§ **Prompt**
Draw out every line with the word "chart" from the listing below.

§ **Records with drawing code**
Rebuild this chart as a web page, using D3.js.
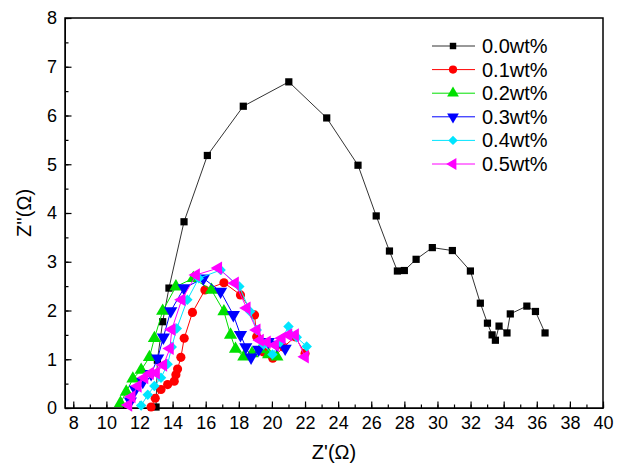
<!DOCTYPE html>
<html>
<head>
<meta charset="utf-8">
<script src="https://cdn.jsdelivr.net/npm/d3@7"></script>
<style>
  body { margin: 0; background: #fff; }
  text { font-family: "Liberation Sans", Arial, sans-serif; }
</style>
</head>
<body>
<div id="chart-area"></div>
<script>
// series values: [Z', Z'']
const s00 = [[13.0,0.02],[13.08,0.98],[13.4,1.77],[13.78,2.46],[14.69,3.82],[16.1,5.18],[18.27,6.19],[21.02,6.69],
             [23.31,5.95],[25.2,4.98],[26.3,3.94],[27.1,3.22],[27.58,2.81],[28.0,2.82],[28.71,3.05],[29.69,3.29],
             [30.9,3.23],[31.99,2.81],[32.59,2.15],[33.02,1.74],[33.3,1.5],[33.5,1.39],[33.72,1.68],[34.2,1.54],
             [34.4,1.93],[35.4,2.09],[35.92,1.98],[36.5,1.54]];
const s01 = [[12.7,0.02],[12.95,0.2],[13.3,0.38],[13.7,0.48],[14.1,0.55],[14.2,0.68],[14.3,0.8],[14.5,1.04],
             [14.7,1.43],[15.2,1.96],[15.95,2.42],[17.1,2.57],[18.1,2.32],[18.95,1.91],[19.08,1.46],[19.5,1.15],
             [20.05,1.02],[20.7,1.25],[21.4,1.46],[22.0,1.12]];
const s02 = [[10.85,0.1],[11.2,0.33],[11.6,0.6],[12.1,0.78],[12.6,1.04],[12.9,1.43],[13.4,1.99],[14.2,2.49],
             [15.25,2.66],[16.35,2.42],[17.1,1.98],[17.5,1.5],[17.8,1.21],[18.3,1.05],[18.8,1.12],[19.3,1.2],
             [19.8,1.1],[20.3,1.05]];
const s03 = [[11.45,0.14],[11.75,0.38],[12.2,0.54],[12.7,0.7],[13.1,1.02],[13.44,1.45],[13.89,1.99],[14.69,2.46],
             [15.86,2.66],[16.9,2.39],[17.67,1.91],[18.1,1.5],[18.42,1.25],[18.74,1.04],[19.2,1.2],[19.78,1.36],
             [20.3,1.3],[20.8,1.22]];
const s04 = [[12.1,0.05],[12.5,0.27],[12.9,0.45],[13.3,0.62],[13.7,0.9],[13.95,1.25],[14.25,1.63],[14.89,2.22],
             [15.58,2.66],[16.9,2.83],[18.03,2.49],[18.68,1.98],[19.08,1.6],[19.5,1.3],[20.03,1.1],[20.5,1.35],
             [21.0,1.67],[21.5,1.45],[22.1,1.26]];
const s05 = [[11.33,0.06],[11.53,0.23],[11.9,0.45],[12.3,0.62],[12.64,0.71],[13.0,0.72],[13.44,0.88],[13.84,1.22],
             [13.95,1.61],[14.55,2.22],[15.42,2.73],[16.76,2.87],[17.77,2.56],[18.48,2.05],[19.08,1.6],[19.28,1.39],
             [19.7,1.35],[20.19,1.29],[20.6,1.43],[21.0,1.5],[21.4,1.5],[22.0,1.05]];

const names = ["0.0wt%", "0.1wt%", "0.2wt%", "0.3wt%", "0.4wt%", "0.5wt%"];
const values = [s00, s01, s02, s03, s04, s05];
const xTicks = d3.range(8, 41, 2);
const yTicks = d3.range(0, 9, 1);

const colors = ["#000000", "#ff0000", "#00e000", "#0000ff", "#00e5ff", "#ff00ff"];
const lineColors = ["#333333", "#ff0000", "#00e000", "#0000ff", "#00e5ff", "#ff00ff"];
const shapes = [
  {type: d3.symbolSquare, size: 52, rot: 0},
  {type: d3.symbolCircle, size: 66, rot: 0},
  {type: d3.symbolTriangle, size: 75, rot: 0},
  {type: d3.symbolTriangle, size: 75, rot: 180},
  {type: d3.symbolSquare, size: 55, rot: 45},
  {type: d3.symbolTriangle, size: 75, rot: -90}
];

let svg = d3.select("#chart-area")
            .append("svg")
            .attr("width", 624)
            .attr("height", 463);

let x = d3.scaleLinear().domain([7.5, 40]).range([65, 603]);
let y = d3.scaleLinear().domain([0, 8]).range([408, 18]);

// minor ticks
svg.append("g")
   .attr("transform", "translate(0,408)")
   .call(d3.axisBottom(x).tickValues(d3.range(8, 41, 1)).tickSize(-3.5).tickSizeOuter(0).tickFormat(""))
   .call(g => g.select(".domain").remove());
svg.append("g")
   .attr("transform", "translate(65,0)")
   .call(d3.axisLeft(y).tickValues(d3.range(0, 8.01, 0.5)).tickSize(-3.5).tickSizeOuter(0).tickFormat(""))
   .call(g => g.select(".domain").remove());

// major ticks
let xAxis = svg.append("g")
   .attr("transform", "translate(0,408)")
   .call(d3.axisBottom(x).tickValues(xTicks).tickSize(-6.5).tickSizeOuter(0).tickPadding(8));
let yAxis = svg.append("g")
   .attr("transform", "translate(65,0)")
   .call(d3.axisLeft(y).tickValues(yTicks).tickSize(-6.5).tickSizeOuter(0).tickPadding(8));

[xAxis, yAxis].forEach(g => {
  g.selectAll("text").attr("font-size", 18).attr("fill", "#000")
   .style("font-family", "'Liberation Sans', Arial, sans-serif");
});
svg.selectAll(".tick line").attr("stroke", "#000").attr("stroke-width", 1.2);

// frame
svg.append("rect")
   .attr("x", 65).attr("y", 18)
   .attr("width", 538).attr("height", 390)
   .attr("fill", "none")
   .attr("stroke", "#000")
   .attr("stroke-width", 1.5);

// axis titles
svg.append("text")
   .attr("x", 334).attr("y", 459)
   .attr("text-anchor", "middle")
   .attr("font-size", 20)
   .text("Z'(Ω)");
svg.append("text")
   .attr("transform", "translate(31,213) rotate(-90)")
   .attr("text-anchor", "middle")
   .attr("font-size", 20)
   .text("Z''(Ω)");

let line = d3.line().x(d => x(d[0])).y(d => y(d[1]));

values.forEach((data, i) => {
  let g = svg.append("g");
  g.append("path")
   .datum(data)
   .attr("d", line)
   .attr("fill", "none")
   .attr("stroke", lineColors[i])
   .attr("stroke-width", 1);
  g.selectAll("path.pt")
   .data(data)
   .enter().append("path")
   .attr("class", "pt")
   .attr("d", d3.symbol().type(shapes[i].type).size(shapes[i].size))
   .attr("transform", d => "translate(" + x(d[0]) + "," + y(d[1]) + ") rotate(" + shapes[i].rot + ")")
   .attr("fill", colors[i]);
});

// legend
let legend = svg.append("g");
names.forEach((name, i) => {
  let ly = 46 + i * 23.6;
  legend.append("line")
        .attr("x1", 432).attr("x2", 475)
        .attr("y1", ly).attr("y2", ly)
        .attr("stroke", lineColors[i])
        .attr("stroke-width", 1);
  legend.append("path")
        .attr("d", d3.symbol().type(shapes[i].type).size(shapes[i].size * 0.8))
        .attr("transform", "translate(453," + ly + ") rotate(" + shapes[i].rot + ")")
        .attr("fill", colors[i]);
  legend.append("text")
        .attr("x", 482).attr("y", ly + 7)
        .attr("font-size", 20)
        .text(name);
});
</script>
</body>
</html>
--
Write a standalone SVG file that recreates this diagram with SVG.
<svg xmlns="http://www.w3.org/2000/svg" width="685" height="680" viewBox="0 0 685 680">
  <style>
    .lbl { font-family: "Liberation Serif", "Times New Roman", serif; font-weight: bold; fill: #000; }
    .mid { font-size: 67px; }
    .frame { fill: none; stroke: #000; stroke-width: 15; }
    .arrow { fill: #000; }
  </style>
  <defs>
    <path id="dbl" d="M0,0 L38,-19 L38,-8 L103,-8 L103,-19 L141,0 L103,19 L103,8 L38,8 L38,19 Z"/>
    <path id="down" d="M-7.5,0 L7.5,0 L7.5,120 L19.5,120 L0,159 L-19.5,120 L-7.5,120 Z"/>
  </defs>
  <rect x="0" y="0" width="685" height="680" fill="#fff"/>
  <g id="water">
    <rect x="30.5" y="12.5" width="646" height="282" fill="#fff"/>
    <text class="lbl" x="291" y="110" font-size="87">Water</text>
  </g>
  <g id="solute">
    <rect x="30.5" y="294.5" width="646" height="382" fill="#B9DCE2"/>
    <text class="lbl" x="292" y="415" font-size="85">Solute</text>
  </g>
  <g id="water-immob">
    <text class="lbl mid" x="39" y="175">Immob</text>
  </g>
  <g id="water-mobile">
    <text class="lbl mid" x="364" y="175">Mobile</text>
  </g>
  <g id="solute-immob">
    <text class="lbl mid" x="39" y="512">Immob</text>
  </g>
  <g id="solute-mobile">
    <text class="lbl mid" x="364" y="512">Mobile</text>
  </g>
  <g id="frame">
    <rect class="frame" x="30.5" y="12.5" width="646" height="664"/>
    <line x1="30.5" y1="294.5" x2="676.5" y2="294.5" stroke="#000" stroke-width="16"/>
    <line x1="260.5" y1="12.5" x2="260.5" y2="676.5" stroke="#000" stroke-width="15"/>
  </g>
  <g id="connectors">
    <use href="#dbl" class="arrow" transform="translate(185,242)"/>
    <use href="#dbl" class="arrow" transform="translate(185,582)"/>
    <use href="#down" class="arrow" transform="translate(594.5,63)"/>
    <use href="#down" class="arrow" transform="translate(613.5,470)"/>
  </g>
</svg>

§ **Answer to the task**
Rebuild this chart as a web page, using D3.js.
<div id="chart-area"></div>
let svg = d3.select("#chart-area")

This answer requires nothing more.